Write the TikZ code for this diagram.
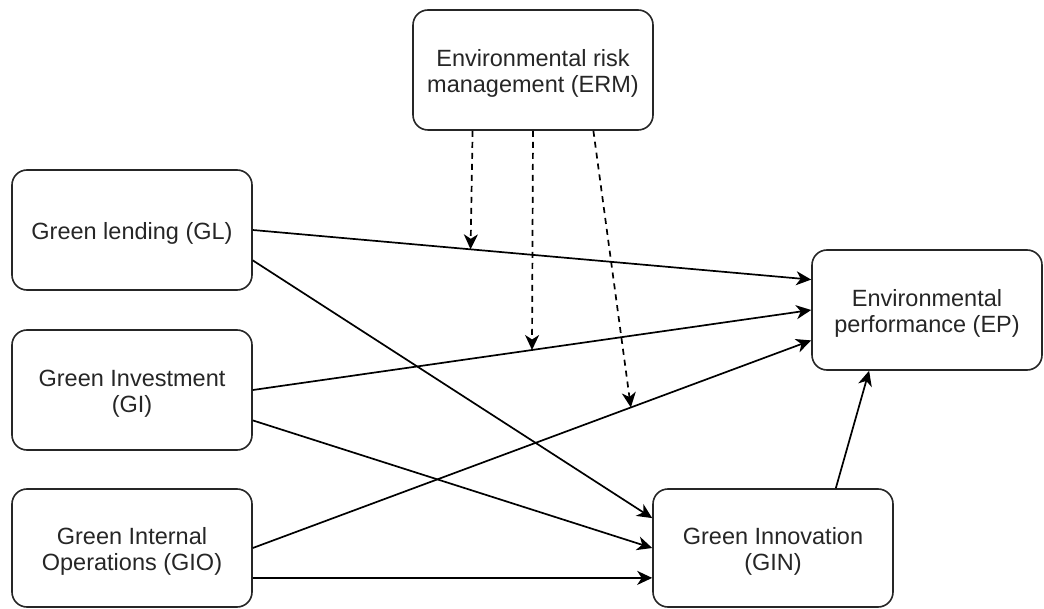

________________________________________

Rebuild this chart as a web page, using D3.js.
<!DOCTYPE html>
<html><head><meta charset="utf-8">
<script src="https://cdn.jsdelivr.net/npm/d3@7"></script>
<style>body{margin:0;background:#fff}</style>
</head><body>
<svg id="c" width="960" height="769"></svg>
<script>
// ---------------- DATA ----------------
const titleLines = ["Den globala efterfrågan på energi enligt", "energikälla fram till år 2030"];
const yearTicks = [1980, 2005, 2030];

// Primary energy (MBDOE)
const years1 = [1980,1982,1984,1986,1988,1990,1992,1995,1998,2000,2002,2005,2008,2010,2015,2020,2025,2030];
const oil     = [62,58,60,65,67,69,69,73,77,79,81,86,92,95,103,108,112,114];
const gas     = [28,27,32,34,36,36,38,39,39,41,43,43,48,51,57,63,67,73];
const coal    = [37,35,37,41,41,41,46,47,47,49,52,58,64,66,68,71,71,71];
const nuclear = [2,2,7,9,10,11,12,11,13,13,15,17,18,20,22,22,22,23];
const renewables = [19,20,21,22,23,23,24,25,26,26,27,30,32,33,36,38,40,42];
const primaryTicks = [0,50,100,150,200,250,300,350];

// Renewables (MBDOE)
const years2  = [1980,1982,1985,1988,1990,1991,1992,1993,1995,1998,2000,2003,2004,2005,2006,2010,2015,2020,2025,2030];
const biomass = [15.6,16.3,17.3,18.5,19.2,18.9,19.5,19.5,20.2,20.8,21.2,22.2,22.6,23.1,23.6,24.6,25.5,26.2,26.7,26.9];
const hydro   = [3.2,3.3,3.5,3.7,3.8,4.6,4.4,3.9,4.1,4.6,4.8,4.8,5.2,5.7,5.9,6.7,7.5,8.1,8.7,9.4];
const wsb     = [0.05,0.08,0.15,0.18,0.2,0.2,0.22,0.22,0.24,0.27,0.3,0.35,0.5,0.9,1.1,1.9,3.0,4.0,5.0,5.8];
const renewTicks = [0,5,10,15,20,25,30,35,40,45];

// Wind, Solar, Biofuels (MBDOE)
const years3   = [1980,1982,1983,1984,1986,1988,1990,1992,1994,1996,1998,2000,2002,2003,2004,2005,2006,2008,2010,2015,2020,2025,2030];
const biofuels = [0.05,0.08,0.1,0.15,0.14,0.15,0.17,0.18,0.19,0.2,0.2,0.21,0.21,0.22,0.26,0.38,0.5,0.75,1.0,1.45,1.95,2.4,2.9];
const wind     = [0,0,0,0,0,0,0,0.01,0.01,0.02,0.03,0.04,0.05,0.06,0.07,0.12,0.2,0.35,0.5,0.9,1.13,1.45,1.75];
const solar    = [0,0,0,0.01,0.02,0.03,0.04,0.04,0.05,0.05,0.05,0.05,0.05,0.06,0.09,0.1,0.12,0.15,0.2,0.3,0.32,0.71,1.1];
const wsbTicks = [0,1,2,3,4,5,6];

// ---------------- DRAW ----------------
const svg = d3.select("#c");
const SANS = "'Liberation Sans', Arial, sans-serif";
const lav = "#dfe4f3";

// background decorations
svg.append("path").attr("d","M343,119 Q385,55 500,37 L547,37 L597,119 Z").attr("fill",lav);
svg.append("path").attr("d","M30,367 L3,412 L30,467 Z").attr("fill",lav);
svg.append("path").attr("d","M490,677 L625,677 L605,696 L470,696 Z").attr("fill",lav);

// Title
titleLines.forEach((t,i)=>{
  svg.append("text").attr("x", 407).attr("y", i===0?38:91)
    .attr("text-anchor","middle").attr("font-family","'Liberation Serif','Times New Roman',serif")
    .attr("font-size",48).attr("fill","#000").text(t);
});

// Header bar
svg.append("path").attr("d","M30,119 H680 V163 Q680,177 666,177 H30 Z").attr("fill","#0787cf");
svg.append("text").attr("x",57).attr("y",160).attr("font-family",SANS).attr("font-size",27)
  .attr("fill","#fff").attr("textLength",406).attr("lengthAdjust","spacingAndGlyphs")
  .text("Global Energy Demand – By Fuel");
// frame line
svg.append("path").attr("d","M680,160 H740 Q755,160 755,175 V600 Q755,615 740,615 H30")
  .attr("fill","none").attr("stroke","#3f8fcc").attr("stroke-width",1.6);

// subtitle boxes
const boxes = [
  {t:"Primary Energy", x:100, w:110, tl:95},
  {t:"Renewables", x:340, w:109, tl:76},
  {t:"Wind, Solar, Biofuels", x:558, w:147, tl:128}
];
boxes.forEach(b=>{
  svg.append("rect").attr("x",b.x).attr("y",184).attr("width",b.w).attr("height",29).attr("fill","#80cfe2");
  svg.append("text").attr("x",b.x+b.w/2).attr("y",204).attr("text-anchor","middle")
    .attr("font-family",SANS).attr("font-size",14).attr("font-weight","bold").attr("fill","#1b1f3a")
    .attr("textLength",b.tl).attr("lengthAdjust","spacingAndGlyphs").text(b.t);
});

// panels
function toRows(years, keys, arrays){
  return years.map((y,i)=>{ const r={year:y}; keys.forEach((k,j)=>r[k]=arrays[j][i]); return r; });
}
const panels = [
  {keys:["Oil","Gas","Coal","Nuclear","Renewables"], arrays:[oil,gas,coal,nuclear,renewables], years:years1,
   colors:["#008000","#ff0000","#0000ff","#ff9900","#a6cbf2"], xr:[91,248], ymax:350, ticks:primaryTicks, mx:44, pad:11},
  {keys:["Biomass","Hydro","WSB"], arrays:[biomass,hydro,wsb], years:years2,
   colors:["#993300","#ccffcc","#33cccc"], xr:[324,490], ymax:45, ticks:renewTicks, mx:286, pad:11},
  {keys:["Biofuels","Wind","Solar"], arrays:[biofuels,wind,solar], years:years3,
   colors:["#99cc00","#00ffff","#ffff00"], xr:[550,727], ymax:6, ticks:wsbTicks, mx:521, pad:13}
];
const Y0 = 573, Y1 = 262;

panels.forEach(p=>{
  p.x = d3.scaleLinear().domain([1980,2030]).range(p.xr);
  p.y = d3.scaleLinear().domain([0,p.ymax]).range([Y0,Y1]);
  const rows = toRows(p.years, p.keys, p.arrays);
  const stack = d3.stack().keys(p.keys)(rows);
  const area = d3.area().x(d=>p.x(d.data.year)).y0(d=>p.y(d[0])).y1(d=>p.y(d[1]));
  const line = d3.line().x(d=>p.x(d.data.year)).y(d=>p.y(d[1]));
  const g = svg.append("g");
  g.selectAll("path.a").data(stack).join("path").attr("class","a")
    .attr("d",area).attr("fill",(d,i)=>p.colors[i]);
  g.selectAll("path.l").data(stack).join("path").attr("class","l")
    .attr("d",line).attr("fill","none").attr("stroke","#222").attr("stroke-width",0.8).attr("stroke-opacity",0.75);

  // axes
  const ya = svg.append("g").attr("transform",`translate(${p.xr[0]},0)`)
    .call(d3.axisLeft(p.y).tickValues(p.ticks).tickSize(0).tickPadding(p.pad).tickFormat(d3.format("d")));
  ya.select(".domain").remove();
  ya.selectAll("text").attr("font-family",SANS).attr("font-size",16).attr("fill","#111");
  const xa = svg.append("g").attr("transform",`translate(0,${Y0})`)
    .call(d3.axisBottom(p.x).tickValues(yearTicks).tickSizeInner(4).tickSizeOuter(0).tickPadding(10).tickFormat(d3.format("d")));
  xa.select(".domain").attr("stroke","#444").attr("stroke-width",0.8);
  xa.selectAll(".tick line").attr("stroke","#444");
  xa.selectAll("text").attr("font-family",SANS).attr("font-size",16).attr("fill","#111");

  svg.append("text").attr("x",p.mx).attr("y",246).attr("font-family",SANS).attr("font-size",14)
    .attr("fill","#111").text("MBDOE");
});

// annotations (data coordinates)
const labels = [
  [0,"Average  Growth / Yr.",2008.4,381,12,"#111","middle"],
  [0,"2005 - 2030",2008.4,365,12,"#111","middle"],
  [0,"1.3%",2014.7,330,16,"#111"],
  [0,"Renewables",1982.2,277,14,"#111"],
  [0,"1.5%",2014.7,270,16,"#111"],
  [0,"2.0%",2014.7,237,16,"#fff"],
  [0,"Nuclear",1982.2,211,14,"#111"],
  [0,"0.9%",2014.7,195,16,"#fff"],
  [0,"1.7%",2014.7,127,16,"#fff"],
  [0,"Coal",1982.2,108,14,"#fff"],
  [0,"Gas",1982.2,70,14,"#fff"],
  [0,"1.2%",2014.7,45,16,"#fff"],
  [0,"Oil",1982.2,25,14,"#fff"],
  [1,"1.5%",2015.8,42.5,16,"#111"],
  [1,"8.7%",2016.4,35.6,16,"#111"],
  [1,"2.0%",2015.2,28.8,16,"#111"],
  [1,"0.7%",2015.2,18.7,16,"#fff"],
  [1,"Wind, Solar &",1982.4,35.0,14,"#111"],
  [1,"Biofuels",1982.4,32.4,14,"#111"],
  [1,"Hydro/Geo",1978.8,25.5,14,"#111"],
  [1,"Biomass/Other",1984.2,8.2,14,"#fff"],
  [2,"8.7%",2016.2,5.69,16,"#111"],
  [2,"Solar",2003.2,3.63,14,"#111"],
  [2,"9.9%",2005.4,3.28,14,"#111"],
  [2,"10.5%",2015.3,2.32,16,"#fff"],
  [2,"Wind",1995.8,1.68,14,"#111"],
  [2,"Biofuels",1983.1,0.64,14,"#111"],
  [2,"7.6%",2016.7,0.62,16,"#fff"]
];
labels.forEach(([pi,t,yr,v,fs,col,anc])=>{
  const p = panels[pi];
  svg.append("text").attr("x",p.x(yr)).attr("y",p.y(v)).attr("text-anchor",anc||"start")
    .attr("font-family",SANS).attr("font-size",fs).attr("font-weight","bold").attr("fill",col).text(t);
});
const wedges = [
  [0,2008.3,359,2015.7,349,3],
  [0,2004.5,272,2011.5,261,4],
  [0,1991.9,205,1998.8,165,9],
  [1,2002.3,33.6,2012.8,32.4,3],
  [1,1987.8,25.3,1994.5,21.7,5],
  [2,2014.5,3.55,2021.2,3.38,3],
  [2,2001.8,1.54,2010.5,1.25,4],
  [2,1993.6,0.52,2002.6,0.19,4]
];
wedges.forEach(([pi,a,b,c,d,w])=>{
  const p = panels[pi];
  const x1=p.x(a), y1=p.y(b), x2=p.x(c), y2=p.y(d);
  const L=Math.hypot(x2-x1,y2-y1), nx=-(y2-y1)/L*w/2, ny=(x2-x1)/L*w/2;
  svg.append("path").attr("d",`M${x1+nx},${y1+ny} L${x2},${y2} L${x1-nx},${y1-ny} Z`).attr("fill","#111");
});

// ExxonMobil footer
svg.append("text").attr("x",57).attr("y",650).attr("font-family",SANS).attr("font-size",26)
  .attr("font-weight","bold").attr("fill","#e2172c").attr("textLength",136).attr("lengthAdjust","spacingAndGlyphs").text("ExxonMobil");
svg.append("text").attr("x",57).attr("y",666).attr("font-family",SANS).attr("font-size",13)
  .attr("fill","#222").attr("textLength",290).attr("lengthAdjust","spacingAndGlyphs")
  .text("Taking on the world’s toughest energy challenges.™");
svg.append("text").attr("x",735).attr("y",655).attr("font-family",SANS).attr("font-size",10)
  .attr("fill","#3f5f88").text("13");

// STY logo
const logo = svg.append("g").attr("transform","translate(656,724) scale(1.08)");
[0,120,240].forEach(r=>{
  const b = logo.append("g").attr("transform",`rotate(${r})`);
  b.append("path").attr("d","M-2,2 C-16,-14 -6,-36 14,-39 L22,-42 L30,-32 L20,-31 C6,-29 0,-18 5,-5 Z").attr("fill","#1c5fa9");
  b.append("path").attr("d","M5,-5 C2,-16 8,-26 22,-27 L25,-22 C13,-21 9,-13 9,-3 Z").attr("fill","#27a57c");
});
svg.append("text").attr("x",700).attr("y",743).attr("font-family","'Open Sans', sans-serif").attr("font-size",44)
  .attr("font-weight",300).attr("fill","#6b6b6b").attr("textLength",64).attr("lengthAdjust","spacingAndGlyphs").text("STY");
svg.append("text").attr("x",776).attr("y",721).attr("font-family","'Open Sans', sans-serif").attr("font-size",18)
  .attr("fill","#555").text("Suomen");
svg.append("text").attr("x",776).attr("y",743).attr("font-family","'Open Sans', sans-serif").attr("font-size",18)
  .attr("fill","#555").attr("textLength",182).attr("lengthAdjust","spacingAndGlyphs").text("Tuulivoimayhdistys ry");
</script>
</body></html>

________________________________________

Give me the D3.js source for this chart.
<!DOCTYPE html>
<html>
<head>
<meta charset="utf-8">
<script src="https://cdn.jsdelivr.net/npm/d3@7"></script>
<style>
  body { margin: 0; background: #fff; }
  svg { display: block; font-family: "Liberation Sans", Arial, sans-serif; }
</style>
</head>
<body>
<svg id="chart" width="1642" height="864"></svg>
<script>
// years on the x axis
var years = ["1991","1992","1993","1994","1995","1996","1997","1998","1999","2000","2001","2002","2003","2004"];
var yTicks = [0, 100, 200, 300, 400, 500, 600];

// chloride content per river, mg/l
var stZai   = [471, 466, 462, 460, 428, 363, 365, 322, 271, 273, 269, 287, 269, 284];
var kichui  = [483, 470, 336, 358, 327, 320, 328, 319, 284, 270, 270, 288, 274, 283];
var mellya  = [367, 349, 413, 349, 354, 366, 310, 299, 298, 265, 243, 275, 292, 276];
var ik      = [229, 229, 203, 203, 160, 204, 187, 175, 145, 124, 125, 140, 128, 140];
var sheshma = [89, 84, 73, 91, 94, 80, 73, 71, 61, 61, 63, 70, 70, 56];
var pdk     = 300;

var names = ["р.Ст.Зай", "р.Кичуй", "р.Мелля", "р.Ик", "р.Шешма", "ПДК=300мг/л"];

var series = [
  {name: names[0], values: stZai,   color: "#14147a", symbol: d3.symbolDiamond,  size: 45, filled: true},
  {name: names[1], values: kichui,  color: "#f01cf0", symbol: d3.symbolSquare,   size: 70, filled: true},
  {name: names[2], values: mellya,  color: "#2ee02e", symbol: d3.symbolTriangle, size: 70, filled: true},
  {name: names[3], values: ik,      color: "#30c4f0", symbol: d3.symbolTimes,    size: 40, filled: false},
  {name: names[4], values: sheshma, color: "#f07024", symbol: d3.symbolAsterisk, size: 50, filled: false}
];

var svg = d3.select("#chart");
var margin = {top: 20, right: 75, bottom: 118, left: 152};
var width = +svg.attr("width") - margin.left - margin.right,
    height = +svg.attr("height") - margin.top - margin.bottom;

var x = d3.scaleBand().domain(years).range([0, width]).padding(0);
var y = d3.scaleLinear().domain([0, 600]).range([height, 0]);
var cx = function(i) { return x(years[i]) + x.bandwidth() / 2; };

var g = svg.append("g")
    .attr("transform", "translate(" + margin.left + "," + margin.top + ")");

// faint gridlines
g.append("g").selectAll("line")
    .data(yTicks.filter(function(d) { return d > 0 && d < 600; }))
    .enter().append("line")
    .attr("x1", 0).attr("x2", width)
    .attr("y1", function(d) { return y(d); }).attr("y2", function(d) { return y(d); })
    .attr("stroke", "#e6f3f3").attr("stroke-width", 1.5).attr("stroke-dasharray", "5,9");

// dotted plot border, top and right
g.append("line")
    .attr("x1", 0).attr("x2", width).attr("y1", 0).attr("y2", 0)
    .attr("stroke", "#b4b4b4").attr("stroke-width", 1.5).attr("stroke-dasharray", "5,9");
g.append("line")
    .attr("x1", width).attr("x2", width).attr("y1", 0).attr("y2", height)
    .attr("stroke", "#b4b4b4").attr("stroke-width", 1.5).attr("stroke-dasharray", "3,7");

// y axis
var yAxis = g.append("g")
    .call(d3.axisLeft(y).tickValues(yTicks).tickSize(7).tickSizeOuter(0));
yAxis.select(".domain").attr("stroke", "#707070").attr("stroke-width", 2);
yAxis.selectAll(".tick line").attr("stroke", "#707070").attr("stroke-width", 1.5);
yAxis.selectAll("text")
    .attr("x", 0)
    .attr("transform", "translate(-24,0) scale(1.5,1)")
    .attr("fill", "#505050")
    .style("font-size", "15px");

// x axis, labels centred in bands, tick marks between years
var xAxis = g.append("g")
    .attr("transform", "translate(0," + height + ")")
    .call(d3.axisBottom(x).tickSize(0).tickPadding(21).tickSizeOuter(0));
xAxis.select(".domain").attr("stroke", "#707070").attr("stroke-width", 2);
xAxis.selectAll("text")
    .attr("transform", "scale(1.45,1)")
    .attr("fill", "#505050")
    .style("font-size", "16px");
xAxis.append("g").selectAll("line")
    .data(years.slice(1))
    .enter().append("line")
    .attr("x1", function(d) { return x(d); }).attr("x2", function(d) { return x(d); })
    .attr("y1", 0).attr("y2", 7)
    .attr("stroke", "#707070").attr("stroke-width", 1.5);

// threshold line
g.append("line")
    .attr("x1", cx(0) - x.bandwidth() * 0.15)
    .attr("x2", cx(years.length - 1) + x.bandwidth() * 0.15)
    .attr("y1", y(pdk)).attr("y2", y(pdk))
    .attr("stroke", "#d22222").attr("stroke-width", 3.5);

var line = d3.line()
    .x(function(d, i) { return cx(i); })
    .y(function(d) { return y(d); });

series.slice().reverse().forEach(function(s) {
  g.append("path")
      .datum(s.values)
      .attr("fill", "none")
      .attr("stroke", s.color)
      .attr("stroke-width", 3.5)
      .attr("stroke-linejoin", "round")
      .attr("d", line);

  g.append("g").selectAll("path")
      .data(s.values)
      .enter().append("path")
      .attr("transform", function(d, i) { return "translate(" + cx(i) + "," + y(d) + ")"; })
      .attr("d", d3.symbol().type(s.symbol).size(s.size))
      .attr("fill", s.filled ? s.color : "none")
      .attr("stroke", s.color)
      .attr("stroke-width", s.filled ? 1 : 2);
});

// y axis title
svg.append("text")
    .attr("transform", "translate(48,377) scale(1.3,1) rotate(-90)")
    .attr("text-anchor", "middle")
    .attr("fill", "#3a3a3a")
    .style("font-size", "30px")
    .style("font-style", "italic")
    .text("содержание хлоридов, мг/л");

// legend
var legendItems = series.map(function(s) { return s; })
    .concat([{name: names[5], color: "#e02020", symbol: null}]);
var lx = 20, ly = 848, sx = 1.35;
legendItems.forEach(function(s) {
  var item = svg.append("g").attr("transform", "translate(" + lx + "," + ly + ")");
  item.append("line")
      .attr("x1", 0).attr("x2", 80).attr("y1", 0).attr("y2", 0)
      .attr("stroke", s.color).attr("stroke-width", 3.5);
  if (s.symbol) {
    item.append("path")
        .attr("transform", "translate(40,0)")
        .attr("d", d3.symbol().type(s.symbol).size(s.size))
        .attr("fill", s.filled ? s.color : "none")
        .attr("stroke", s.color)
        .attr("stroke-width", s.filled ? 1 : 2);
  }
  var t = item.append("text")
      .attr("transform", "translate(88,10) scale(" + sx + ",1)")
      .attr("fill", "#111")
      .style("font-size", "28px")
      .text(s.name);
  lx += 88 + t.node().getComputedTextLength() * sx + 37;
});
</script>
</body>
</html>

________________________________________

▸ **Your goal**
From the records above, transcribe without alteration every line from the one with "Rebuild this chart" to the one with "const renewTicks = [0,5,10,15,20,25,30,35,40,45];", inclusive.

▸ **Task response**
Rebuild this chart as a web page, using D3.js.
<!DOCTYPE html>
<html><head><meta charset="utf-8">
<script src="https://cdn.jsdelivr.net/npm/d3@7"></script>
<style>body{margin:0;background:#fff}</style>
</head><body>
<svg id="c" width="960" height="769"></svg>
<script>
// ---------------- DATA ----------------
const titleLines = ["Den globala efterfrågan på energi enligt", "energikälla fram till år 2030"];
const yearTicks = [1980, 2005, 2030];

// Primary energy (MBDOE)
const years1 = [1980,1982,1984,1986,1988,1990,1992,1995,1998,2000,2002,2005,2008,2010,2015,2020,2025,2030];
const oil     = [62,58,60,65,67,69,69,73,77,79,81,86,92,95,103,108,112,114];
const gas     = [28,27,32,34,36,36,38,39,39,41,43,43,48,51,57,63,67,73];
const coal    = [37,35,37,41,41,41,46,47,47,49,52,58,64,66,68,71,71,71];
const nuclear = [2,2,7,9,10,11,12,11,13,13,15,17,18,20,22,22,22,23];
const renewables = [19,20,21,22,23,23,24,25,26,26,27,30,32,33,36,38,40,42];
const primaryTicks = [0,50,100,150,200,250,300,350];

// Renewables (MBDOE)
const years2  = [1980,1982,1985,1988,1990,1991,1992,1993,1995,1998,2000,2003,2004,2005,2006,2010,2015,2020,2025,2030];
const biomass = [15.6,16.3,17.3,18.5,19.2,18.9,19.5,19.5,20.2,20.8,21.2,22.2,22.6,23.1,23.6,24.6,25.5,26.2,26.7,26.9];
const hydro   = [3.2,3.3,3.5,3.7,3.8,4.6,4.4,3.9,4.1,4.6,4.8,4.8,5.2,5.7,5.9,6.7,7.5,8.1,8.7,9.4];
const wsb     = [0.05,0.08,0.15,0.18,0.2,0.2,0.22,0.22,0.24,0.27,0.3,0.35,0.5,0.9,1.1,1.9,3.0,4.0,5.0,5.8];
const renewTicks = [0,5,10,15,20,25,30,35,40,45];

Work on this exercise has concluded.